IP connectivity allows the potential to connect any location to any other location, any device to any other device, regardless of compatibility.

The inherent flexibility in IP routing can raise concerns about exposing an organization’s complete IP video network to another. Organizations that have adopted IP connectivity standards such as SMPTE 2022-6, SMPTE 2022-7, and SMPTE 2110 for compressed and uncompressed media often need additional checks and procedures to maintain operational robustness. Hesitancy to expose IP connectivity can feel justified.

Realizing IP efficiency through Trust Boundaries

To address these challenges, and enhance network robustness, the SMPTE recommended practice – RP2129, IP Media Trust Boundary has been introduced.

The recommended practice enhances network robustness through tools that Monitor, Protect, and Adapt IP flows between workflow environments. The concept of micro-segmentation to create and “air-gap” is central to IP Media Trust Boundaries, isolating network sections and allowing content to pass only if it meets automated tests and rules.

Integrating IP Media Trust Boundaries can help broadcast operations achieve the flexibility and efficiency benefits long promised by IP-native workflows.

However, unleashing the full potential of an IP media network is nothing without content.

Immersive viewing drives channel density

The demand for immersive and visually rich viewing experiences, combined with the growth in diverse camera feeds, challenges live production environments to balance video quality, bandwidth availability, and costs. Uncompressed video feeds offer visual perfection with near-instantaneous presentation, but transporting multiple high-resolution feeds can sometimes be impractical or too costly.

For many, deploying video compression technology is the right answer. But what type of compression technology?

And how best to integrate into flexible, micro-segmented trust boundary IP domains?

Making an appropriate compression choice

Visually lossy, high compression ratio algorithms may prove acceptable where bandwidth is highly constrained. However, for applications requiring near-pristine video quality and low latency, such as remote production, lighter compression technologies like JPEG 2000 and JPEG XS are more suitable.

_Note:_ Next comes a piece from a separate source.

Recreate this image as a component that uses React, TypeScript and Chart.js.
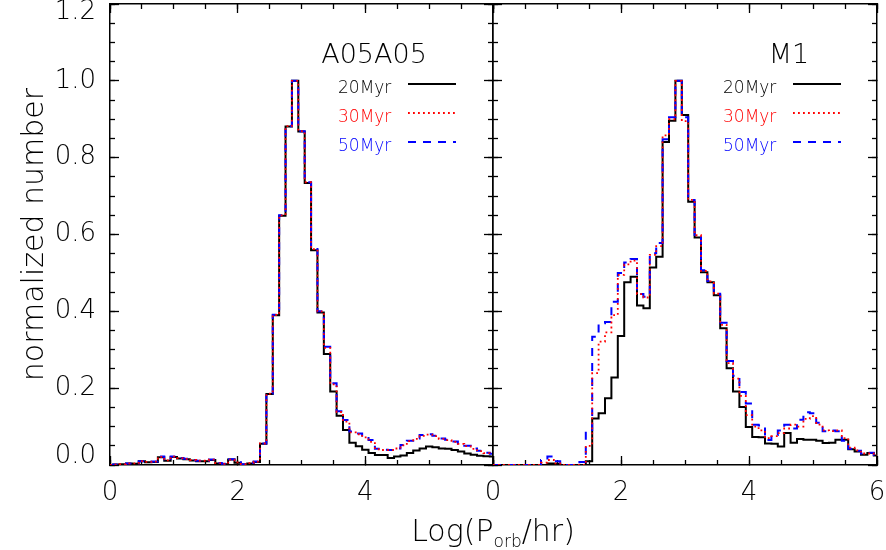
import React, { useEffect, useRef } from 'react';
import { Chart, registerables } from 'chart.js';

Chart.register(...registerables);

// Log(P_orb/hr) bin centres
const LOG_P = [
  0.0, 0.1, 0.2, 0.3, 0.4, 0.5, 0.6, 0.7, 0.8, 0.9,
  1.0, 1.1, 1.2, 1.3, 1.4, 1.5, 1.6, 1.7, 1.8, 1.9,
  2.0, 2.1, 2.2, 2.3, 2.4, 2.5, 2.6, 2.7, 2.8, 2.9,
  3.0, 3.1, 3.2, 3.3, 3.4, 3.5, 3.6, 3.7, 3.8, 3.9,
  4.0, 4.1, 4.2, 4.3, 4.4, 4.5, 4.6, 4.7, 4.8, 4.9,
  5.0, 5.1, 5.2, 5.3, 5.4, 5.5, 5.6, 5.7, 5.8, 5.9,
  6.0,
];

// Panel A05A05
const A05_20MYR = [
  0, 0.001, 0.002, 0.004, 0.003, 0.010, 0.007, 0.008, 0.020, 0.011,
  0.021, 0.017, 0.015, 0.012, 0.010, 0.010, 0.013, 0.004, 0.002, 0.014,
  0.006, 0.001, 0.004, 0.008, 0.055, 0.185, 0.390, 0.649, 0.881, 1.0,
  0.868, 0.734, 0.559, 0.397, 0.289, 0.191, 0.128, 0.091, 0.058, 0.049,
  0.040, 0.031, 0.026, 0.026, 0.018, 0.022, 0.025, 0.031, 0.038, 0.043,
  0.048, 0.046, 0.043, 0.042, 0.039, 0.035, 0.030, 0.027, 0.024, 0.023,
  0.022,
];
const A05_30MYR = [
  0, 0.001, 0.002, 0.004, 0.004, 0.010, 0.008, 0.009, 0.021, 0.012,
  0.022, 0.018, 0.016, 0.013, 0.011, 0.011, 0.014, 0.005, 0.003, 0.014,
  0.007, 0.002, 0.005, 0.009, 0.056, 0.186, 0.391, 0.650, 0.882, 1.0,
  0.869, 0.736, 0.562, 0.400, 0.305, 0.210, 0.138, 0.113, 0.085, 0.080,
  0.072, 0.060, 0.041, 0.039, 0.039, 0.043, 0.051, 0.062, 0.068, 0.076,
  0.079, 0.075, 0.068, 0.065, 0.060, 0.055, 0.049, 0.042, 0.036, 0.031,
  0.028,
];
const A05_50MYR = [
  0, 0.001, 0.002, 0.004, 0.004, 0.010, 0.008, 0.009, 0.022, 0.012,
  0.022, 0.018, 0.016, 0.013, 0.011, 0.011, 0.014, 0.005, 0.003, 0.015,
  0.007, 0.002, 0.005, 0.009, 0.056, 0.186, 0.391, 0.650, 0.882, 1.0,
  0.869, 0.736, 0.562, 0.400, 0.308, 0.213, 0.140, 0.117, 0.087, 0.082,
  0.074, 0.065, 0.042, 0.040, 0.039, 0.043, 0.052, 0.063, 0.069, 0.078,
  0.080, 0.076, 0.069, 0.066, 0.061, 0.056, 0.050, 0.043, 0.037, 0.032,
  0.029,
];

// Panel M1
const M1_20MYR = [
  0, 0, 0, 0, 0, 0, 0, 0, 0, 0.004,
  0.003, 0, 0, 0, 0, 0.010, 0.121, 0.135, 0.174, 0.228,
  0.336, 0.476, 0.490, 0.415, 0.408, 0.514, 0.542, 0.841, 0.896, 1.0,
  0.911, 0.685, 0.592, 0.502, 0.476, 0.442, 0.356, 0.252, 0.191, 0.151,
  0.099, 0.073, 0.072, 0.056, 0.055, 0.048, 0.083, 0.058, 0.068, 0.066,
  0.066, 0.063, 0.057, 0.058, 0.066, 0.066, 0.041, 0.035, 0.027, 0.031,
  0.025,
];
const M1_30MYR = [
  0, 0, 0, 0, 0, 0, 0, 0, 0.006, 0.013,
  0.004, 0, 0, 0, 0, 0.050, 0.239, 0.321, 0.345, 0.390,
  0.495, 0.522, 0.532, 0.445, 0.436, 0.547, 0.570, 0.858, 0.900, 1.0,
  0.895, 0.690, 0.598, 0.505, 0.478, 0.446, 0.365, 0.265, 0.225, 0.180,
  0.130, 0.100, 0.090, 0.070, 0.075, 0.083, 0.095, 0.105, 0.100, 0.120,
  0.127, 0.105, 0.090, 0.088, 0.090, 0.070, 0.045, 0.038, 0.030, 0.030,
  0.026,
];
const M1_50MYR = [
  0, 0, 0, 0, 0, 0, 0, 0, 0.013, 0.022,
  0.010, 0, 0, 0, 0.008, 0.091, 0.334, 0.369, 0.372, 0.425,
  0.500, 0.527, 0.536, 0.445, 0.438, 0.551, 0.578, 0.848, 0.905, 1.0,
  0.905, 0.690, 0.599, 0.507, 0.479, 0.446, 0.370, 0.271, 0.232, 0.190,
  0.160, 0.105, 0.103, 0.065, 0.078, 0.090, 0.105, 0.095, 0.118, 0.137,
  0.135, 0.110, 0.088, 0.090, 0.088, 0.063, 0.042, 0.037, 0.030, 0.032,
  0.026,
];

const X_TICKS_LEFT = ['0', '2', '4', ''];
const X_TICKS_RIGHT = ['0', '2', '4', '6'];
const SERIES_LABELS = ['20Myr', '30Myr', '50Myr'];
const PANEL_TITLES = ['A05A05', 'M1'];

const FONT = '"DejaVu Sans", "Liberation Sans", sans-serif';
const BLACK = '#000000';
const RED = '#ff0000';
const BLUE = '#0000ff';
const STYLES = [
  { color: BLACK, dash: [] as number[], width: 2 },
  { color: RED, dash: [1.8, 3.2], width: 1.8 },
  { color: BLUE, dash: [8, 7], width: 2 },
];

const W = 886;
const H = 550;
const SPLIT_X = 493;

function zeroPad(s: any) {
  s.paddingLeft = 0;
  s.paddingRight = 0;
  s.paddingTop = 0;
  s.paddingBottom = 0;
}

function tickGrid(len: number) {
  return {
    display: true,
    drawOnChartArea: false,
    drawTicks: true,
    tickLength: -len,
    tickWidth: 1.3,
    tickColor: '#000',
  };
}

const near = (a: number, b: number) => Math.abs(a - b) < 1e-6;

function buildScales(isLeft: boolean) {
  const xLabels = isLeft ? X_TICKS_LEFT : X_TICKS_RIGHT;
  const border = { display: true, color: '#000', width: 1.5 };
  const noBorder = { display: false };
  const xBase = { type: 'linear', min: 0, max: 6 };
  const yBase = { type: 'linear', min: 0, max: 1.2 };
  return {
    x: {
      ...xBase,
      position: 'bottom',
      weight: 1,
      ticks: {
        stepSize: 2,
        autoSkip: false,
        maxRotation: 0,
        minRotation: 0,
        padding: 22,
        color: '#000',
        font: { family: FONT, size: 26, weight: '200' },
        callback: (v: number) => xLabels[Math.round(v / 2)] ?? '',
      },
      grid: tickGrid(9),
      border,
      afterFit: (s: any) => { s.height = H - 465; zeroPad(s); },
    },
    xMinor: {
      ...xBase,
      position: 'bottom',
      weight: 0,
      ticks: { stepSize: 0.5, display: false },
      grid: tickGrid(5),
      border: noBorder,
      afterFit: (s: any) => { s.height = 0; zeroPad(s); },
    },
    xTop: {
      ...xBase,
      position: 'top',
      weight: 1,
      ticks: { stepSize: 2, display: false },
      grid: tickGrid(9),
      border,
      afterFit: (s: any) => { s.height = 0; zeroPad(s); },
    },
    xTopMinor: {
      ...xBase,
      position: 'top',
      weight: 0,
      ticks: { stepSize: 0.5, display: false },
      grid: tickGrid(5),
      border: noBorder,
      afterFit: (s: any) => { s.height = 0; zeroPad(s); },
    },
    y: {
      ...yBase,
      position: 'left',
      weight: 1,
      ticks: {
        display: isLeft,
        stepSize: 0.2,
        autoSkip: false,
        padding: 23,
        color: '#000',
        font: (ctx: any) => {
          const v = ctx && ctx.tick ? ctx.tick.value : 0.5;
          let lh = 1.2;
          if (near(v, 1.2)) lh = 0.62;
          else if (near(v, 0)) lh = 0.7;
          return { family: FONT, size: 26, weight: '200', lineHeight: lh };
        },
        callback: (v: number) => {
          const t = v.toFixed(1);
          if (near(v, 1.2)) return ['', t];
          if (near(v, 0)) return [t, ''];
          return t;
        },
      },
      title: {
        display: isLeft,
        text: 'normalized number',
        color: '#000',
        font: { family: FONT, size: 30, weight: '200', lineHeight: 1.2 },
        padding: { top: 17, bottom: 0 },
      },
      grid: tickGrid(9),
      border,
      afterFit: (s: any) => { s.width = isLeft ? 110 : SPLIT_X; zeroPad(s); },
    },
    yMinor: {
      ...yBase,
      position: 'left',
      weight: 0,
      ticks: { stepSize: 0.05, display: false },
      grid: tickGrid(5),
      border: noBorder,
      afterFit: (s: any) => { s.width = 0; zeroPad(s); },
    },
    yRight: {
      ...yBase,
      position: 'right',
      weight: 1,
      ticks: { stepSize: 0.2, display: false },
      grid: tickGrid(9),
      border,
      afterFit: (s: any) => { s.width = 0; zeroPad(s); },
    },
    yRightMinor: {
      ...yBase,
      position: 'right',
      weight: 0,
      ticks: { stepSize: 0.05, display: false },
      grid: tickGrid(5),
      border: noBorder,
      afterFit: (s: any) => { s.width = 0; zeroPad(s); },
    },
  };
}

function annotationPlugin(isLeft: boolean) {
  return {
    id: 'annotations' + (isLeft ? 'L' : 'R'),
    afterDraw(chart: any) {
      const { ctx, chartArea: a } = chart;
      ctx.save();
      // panel title
      ctx.fillStyle = '#000';
      ctx.textAlign = 'center';
      ctx.textBaseline = 'alphabetic';
      ctx.font = `200 27px ${FONT}`;
      ctx.fillText(PANEL_TITLES[isLeft ? 0 : 1], a.left + (isLeft ? 264 : 296), 63);
      // legend
      const textX = a.left + (isLeft ? 228 : 230);
      const lineX0 = a.left + (isLeft ? 298 : 300);
      const lineX1 = lineX0 + 48;
      ctx.font = `200 17px ${FONT}`;
      ctx.textAlign = 'left';
      SERIES_LABELS.forEach((lab, i) => {
        const st = STYLES[i];
        ctx.fillStyle = st.color;
        ctx.fillText(lab, textX, 93 + 29 * i);
        ctx.beginPath();
        ctx.setLineDash(st.dash);
        ctx.lineWidth = st.width;
        ctx.strokeStyle = st.color;
        const ly = 84 + 29 * i;
        ctx.moveTo(lineX0, ly);
        ctx.lineTo(lineX1, ly);
        ctx.stroke();
      });
      ctx.setLineDash([]);
      // shared x-axis title
      if (!isLeft) {
        const main = `200 30px ${FONT}`;
        const sub = `200 17px ${FONT}`;
        const parts: [string, string, number][] = [
          ['Log(P', main, 0],
          ['orb', sub, 6],
          ['/hr)', main, 0],
        ];
        let total = 0;
        const widths = parts.map(([t, f]) => {
          ctx.font = f;
          const w = ctx.measureText(t).width;
          total += w;
          return w;
        });
        let x = SPLIT_X - total / 2;
        ctx.fillStyle = '#000';
        ctx.textAlign = 'left';
        parts.forEach(([t, f, dy], i) => {
          ctx.font = f;
          ctx.fillText(t, x, 541 + dy);
          x += widths[i];
        });
      }
      ctx.restore();
    },
  };
}

function makeConfig(isLeft: boolean): any {
  const black = isLeft ? A05_20MYR : M1_20MYR;
  const red = isLeft ? A05_30MYR : M1_30MYR;
  const blue = isLeft ? A05_50MYR : M1_50MYR;
  const pts = (arr: number[]) => LOG_P.map((x, i) => ({ x, y: arr[i] }));
  const ds = (label: string, arr: number[], st: any) => ({
    label,
    data: pts(arr),
    borderColor: st.color,
    borderWidth: st.width,
    borderDash: st.dash,
    stepped: 'middle',
    pointRadius: 0,
    fill: false,
    xAxisID: 'x',
    yAxisID: 'y',
  });
  return {
    type: 'line',
    data: {
      datasets: [
        ds(SERIES_LABELS[1], red, STYLES[1]),
        ds(SERIES_LABELS[2], blue, STYLES[2]),
        ds(SERIES_LABELS[0], black, STYLES[0]),
      ],
    },
    options: {
      responsive: false,
      animation: false,
      events: [],
      layout: {
        padding: isLeft
          ? { left: 0, top: 4, right: W - SPLIT_X, bottom: 0 }
          : { left: 0, top: 4, right: 9, bottom: 0 },
      },
      plugins: {
        legend: { display: false },
        tooltip: { enabled: false },
        title: { display: false },
      },
      scales: buildScales(isLeft),
    },
    plugins: [annotationPlugin(isLeft)],
  };
}

export default function App() {
  const leftRef = useRef<HTMLCanvasElement>(null);
  const rightRef = useRef<HTMLCanvasElement>(null);
  useEffect(() => {
    const left = new Chart(leftRef.current as HTMLCanvasElement, makeConfig(true));
    const right = new Chart(rightRef.current as HTMLCanvasElement, makeConfig(false));
    return () => {
      left.destroy();
      right.destroy();
    };
  }, []);
  return (
    <div style={{ position: 'fixed', left: 0, top: 0, width: W, height: H, background: '#fff' }}>
      <canvas ref={leftRef} width={W} height={H} style={{ position: 'absolute', left: 0, top: 0 }} />
      <canvas ref={rightRef} width={W} height={H} style={{ position: 'absolute', left: 0, top: 0 }} />
    </div>
  );
}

Whilst JPEG 2000 and JPEG XS are sometimes considered similar, nearly a decade of innovation separates the two. JPEG XS is proven to offer lowest latency. With cross-platform support stretching from FPGA to CPU, from custom hardware to COTS and Cloud implementations, JPEG XS usage has expanded rapidly across the complete production workflow

JPEG XS – Low complexity, high channel density

JPEG XS differentiates itself from JPEG 2000 through its low processing complexity. This enables high channel density implementations.

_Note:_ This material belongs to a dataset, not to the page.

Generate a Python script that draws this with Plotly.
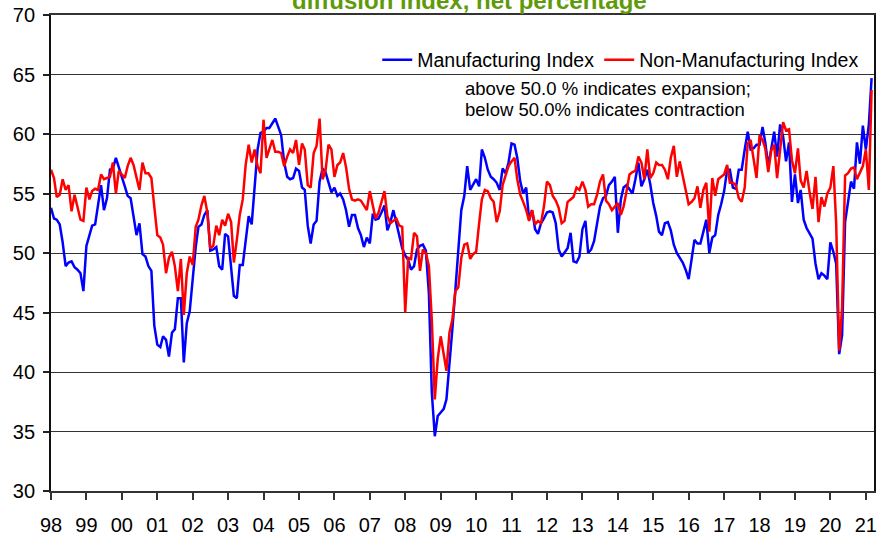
import pandas as pd
import plotly.graph_objects as go

start_month = "1998-01-01"

manufacturing = [
    53.8, 52.9, 52.8, 52.4, 50.9, 48.9, 49.2, 49.3, 48.8, 48.6, 48.3, 46.8,  # 1998
    50.6, 51.6, 52.3, 52.4, 54.2, 55.7, 53.6, 54.6, 57.0, 57.1, 58.0, 57.3,  # 1999
    56.4, 55.6, 54.8, 54.6, 53.1, 51.5, 52.5, 49.9, 49.7, 48.9, 48.5, 43.9,  # 2000
    42.3, 42.1, 43.0, 42.7, 41.3, 43.3, 43.6, 46.2, 46.2, 40.8, 44.1, 45.1,  # 2001
    47.8, 50.5, 52.2, 52.4, 53.2, 53.6, 50.2, 50.3, 50.5, 48.9, 48.6, 51.6,  # 2002
    51.4, 48.9, 46.4, 46.2, 49.0, 49.0, 51.1, 53.1, 52.4, 55.5, 58.7, 60.1,  # 2003
    60.2, 60.5, 60.5, 60.9, 61.3, 60.6, 59.9, 57.6, 56.4, 56.2, 56.3, 57.1,  # 2004
    56.9, 55.5, 55.3, 52.3, 50.8, 52.4, 52.7, 56.0, 57.1, 56.8, 56.0, 55.1,  # 2005
    55.5, 54.8, 55.0, 54.5, 53.6, 52.2, 53.2, 53.2, 52.1, 51.5, 50.5, 51.3,  # 2006
    50.8, 53.3, 52.8, 52.9, 53.4, 54.0, 51.9, 52.6, 53.6, 52.6, 51.4, 50.4,  # 2007
    49.8, 49.4, 48.6, 48.9, 50.3, 50.6, 50.7, 50.2, 46.6, 38.3, 34.6, 36.3,  # 2008
    36.6, 36.9, 37.7, 40.5, 43.6, 46.9, 50.6, 53.6, 54.8, 57.3, 55.3, 55.7,  # 2009
    56.2, 55.6, 58.7, 58.0, 57.0, 56.4, 56.2, 55.9, 55.3, 57.1, 56.7, 57.6,  # 2010
    59.2, 59.1, 58.0, 56.0, 55.0, 55.5, 52.8, 53.6, 52.0, 51.6, 52.5, 52.9,  # 2011
    53.4, 53.5, 53.4, 52.5, 50.3, 49.7, 50.0, 50.4, 51.7, 49.3, 49.2, 49.7,  # 2012
    52.0, 52.7, 50.0, 50.3, 51.0, 52.5, 53.9, 54.6, 54.8, 55.7, 56.0, 56.4,  # 2013
    51.7, 54.5, 55.5, 55.7, 55.3, 55.0, 56.2, 57.6, 55.6, 56.2, 57.0, 55.8,  # 2014
    54.2, 53.1, 51.8, 51.5, 52.5, 52.6, 51.9, 50.7, 50.0, 49.6, 49.2, 48.6,  # 2015
    47.8, 49.5, 51.1, 50.8, 50.8, 51.8, 52.8, 50.0, 51.3, 51.5, 53.2, 54.1,  # 2016
    55.2, 57.0, 57.0, 55.5, 55.4, 57.0, 57.0, 58.7, 60.2, 58.7, 58.8, 59.1,  # 2017
    59.1, 60.6, 59.3, 57.3, 58.7, 60.2, 58.1, 60.8, 59.8, 57.7, 59.3, 54.3,  # 2018
    56.6, 54.2, 55.3, 52.8, 52.1, 51.7, 51.2, 49.1, 47.8, 48.3, 48.1, 47.8,  # 2019
    50.9, 50.1, 49.1, 41.5, 43.1, 52.6, 54.2, 56.0, 55.4, 59.3, 57.5, 60.7,  # 2020
    58.7, 60.8, 64.7,                                                        # 2021
]

non_manufacturing = [
    57.0, 56.3, 54.7, 54.9, 56.2, 55.3, 55.7, 53.5, 54.9, 53.9, 52.8, 52.7,  # 1998
    55.5, 54.5, 55.2, 55.4, 55.3, 56.6, 56.2, 56.3, 56.4, 57.6, 55.0, 56.9,  # 1999
    56.6, 56.3, 57.3, 58.0, 57.4, 56.4, 55.3, 57.6, 56.7, 56.7, 56.3, 53.9,  # 2000
    51.5, 51.3, 50.7, 48.3, 49.6, 50.1, 48.9, 46.8, 49.5, 44.8, 48.3, 49.7,  # 2001
    49.0, 52.2, 52.8, 54.0, 54.8, 53.4, 50.4, 50.6, 52.3, 51.5, 52.8, 52.3,  # 2002
    53.3, 52.6, 49.2, 51.1, 53.2, 54.5, 57.4, 59.1, 57.6, 58.7, 57.3, 56.7,  # 2003
    61.2, 58.0, 58.7, 59.5, 58.5, 58.5, 58.4, 57.3, 58.1, 58.7, 58.4, 59.5,  # 2004
    57.4, 59.2, 58.7, 55.7, 55.5, 58.4, 59.0, 61.3, 56.2, 56.9, 59.1, 58.7,  # 2005
    56.4, 57.4, 57.6, 58.4, 57.2, 55.4, 54.5, 54.4, 54.5, 54.4, 54.0, 53.6,  # 2006
    55.2, 54.0, 52.9, 53.4, 54.3, 55.2, 53.1, 52.5, 52.7, 52.9, 52.3, 52.2,  # 2007
    45.0, 49.6, 49.5, 51.7, 51.4, 48.5, 50.3, 50.0, 48.9, 44.4, 37.7, 41.1,  # 2008
    43.0, 41.3, 40.1, 43.3, 44.4, 46.8, 47.1, 49.6, 50.7, 50.8, 49.5, 49.9,  # 2009
    50.1, 52.5, 54.5, 55.3, 55.2, 54.6, 54.3, 52.6, 53.5, 55.7, 56.6, 57.3,  # 2010
    57.7, 58.0, 56.2, 54.9, 54.3, 53.6, 52.7, 53.6, 52.4, 52.7, 52.5, 53.9,  # 2011
    56.0, 55.7, 54.8, 54.4, 53.8, 52.5, 52.7, 54.3, 54.5, 54.7, 55.5, 55.3,  # 2012
    56.0, 55.3, 53.9, 54.1, 54.1, 54.9, 56.0, 56.6, 54.4, 54.1, 53.6, 53.9,  # 2013
    54.2, 53.2, 53.9, 55.2, 56.6, 56.8, 56.9, 58.1, 57.6, 56.2, 58.7, 56.3,  # 2014
    56.7, 57.6, 57.4, 57.4, 57.0, 56.2, 58.0, 59.0, 56.4, 57.7, 56.4, 55.3,  # 2015
    54.1, 54.3, 54.6, 55.6, 53.8, 55.3, 55.9, 51.8, 56.3, 54.8, 56.2, 56.4,  # 2016
    56.6, 57.4, 55.9, 55.9, 55.7, 54.6, 54.3, 55.5, 59.2, 59.5, 57.7, 56.3,  # 2017
    59.9, 59.5, 58.8, 56.8, 58.6, 59.1, 56.3, 58.9, 61.0, 60.3, 60.4, 57.8,  # 2018
    56.7, 58.8, 56.1, 55.5, 56.9, 55.1, 53.7, 56.4, 52.6, 54.7, 53.9, 55.0,  # 2019
    55.5, 57.3, 52.5, 41.8, 45.4, 56.5, 56.7, 57.1, 57.2, 56.2, 56.7, 57.3,  # 2020
    58.7, 55.3, 63.7,                                                        # 2021
]

year_labels = ["98", "99", "00", "01", "02", "03", "04", "05", "06", "07", "08",
               "09", "10", "11", "12", "13", "14", "15", "16", "17", "18", "19",
               "20", "21"]

series_names = ["Manufacturing Index", "Non-Manufacturing Index"]
title_text = "diffusion index, net percentage"
note_lines = ["above 50.0 % indicates expansion;", "below 50.0% indicates contraction"]

dates = pd.date_range(start_month, periods=len(manufacturing), freq="MS")
tick_dates = pd.date_range(start_month, periods=len(year_labels), freq="12MS")

FONT = "Liberation Sans, Arial, sans-serif"

fig = go.Figure()
fig.add_trace(go.Scatter(x=dates, y=manufacturing, mode="lines", name=series_names[0],
                         line=dict(color="#0000FF", width=2.5)))
fig.add_trace(go.Scatter(x=dates, y=non_manufacturing, mode="lines", name=series_names[1],
                         line=dict(color="#FF0000", width=2.5)))

fig.update_layout(
    width=880, height=536,
    margin=dict(l=51, r=6, t=15, b=45, autoexpand=False),
    paper_bgcolor="white", plot_bgcolor="white",
    font=dict(family=FONT, color="black", size=20),
    showlegend=True,
    legend=dict(orientation="h", x=0.3964, xanchor="left", y=0.9055, yanchor="middle",
                font=dict(family=FONT, size=19.5, color="black"),
                bgcolor="rgba(0,0,0,0)", borderwidth=0),
    xaxis=dict(
        type="date",
        range=["1998-01-01", "2021-03-26"],
        tickvals=list(tick_dates), ticktext=year_labels,
        ticks="outside", ticklen=7, tickwidth=1.5, tickcolor="#333333",
        ticklabelstandoff=8, automargin=False,
        showgrid=False, showline=True, linecolor="#333333", linewidth=1.5, mirror=True,
        tickfont=dict(family=FONT, size=20, color="black"),
        zeroline=False,
    ),
    yaxis=dict(
        range=[30, 70], dtick=5, tick0=30,
        ticks="outside", ticklen=6, tickwidth=1.5, tickcolor="#222222",
        ticklabelstandoff=4, automargin=False,
        showgrid=True, gridcolor="#333333", gridwidth=1,
        showline=True, linecolor="#111111", linewidth=1.8, mirror=True,
        tickfont=dict(family=FONT, size=20, color="black"),
        zeroline=False,
    ),
)

fig.add_annotation(text="<b>" + title_text + "</b>", xref="paper", yref="paper",
                   x=0.509, y=0.998, xanchor="center", yanchor="bottom", showarrow=False,
                   font=dict(family=FONT, size=24, color="#5F9A0A"))
fig.add_annotation(text=note_lines[0], xref="paper", yref="paper",
                   x=0.5007, y=(491 - 88) / 476, xanchor="left", yanchor="middle",
                   showarrow=False, font=dict(family=FONT, size=18.5, color="black"))
fig.add_annotation(text=note_lines[1], xref="paper", yref="paper",
                   x=0.5007, y=(491 - 110) / 476, xanchor="left", yanchor="middle",
                   showarrow=False, font=dict(family=FONT, size=18.5, color="black"))

fig.write_html(
    "out.html",
    config={"displayModeBar": False},
    post_script="document.body.style.margin='0';document.body.style.padding='0';"
                "document.documentElement.style.overflow='hidden';",
)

Net Insight’s Nimbra 1060 Media Network Node device exemplifies this by delivering highest density JPEG XS processing. A single Nimbra 1060 unit can be scaled to simultaneously process up to 120 HD 1080p video services, showcasing the impact of combining channel density with IP networking.

Supporting sustainability

High channel density is not only advantageous for accommodating multi-camera productions but also reduces total power consumption. A high-density solution such as the Nimbra 1060 can reduce power consumption per channel to just 10% of a classical “pizza-box” product deployment. As the broadcast industry commits to environmental sustainability, low power consumption per channel can underpin corporate social responsibility goals.

Managing channel dense operations

Managing high channel density in live events can be complex – creating challenges for operations staff. Especially so in the dynamic, live events environment.

Automation tools have long been available to simplify service provisioning and system monitoring.

Net Insight’s Nimbra devices can be managed top-to-bottom through APIs. Trust Boundary rules can be set, encoding services can be enabled. Through system APIs, high-level orchestration systems can control a complete video network.

Delivering operational efficiency and reducing Total Cost of Ownership

By integrating IP media connectivity and channel-dense JPEG XS encoding, broadcast operations can significantly reduce channel costs and operational efficiencies can be enhanced.

Managed IP Media Trust Boundaries ensure robust operations, enabling the delivery of rich, immersive content whilst driving down total cost of ownership in an environmentally sustainable way.

Reduced total cost of ownership can be used as a business driver that enables production services to expand to deliver the richer, channel-dense, immersive program content that today’s TV viewers are now demanding.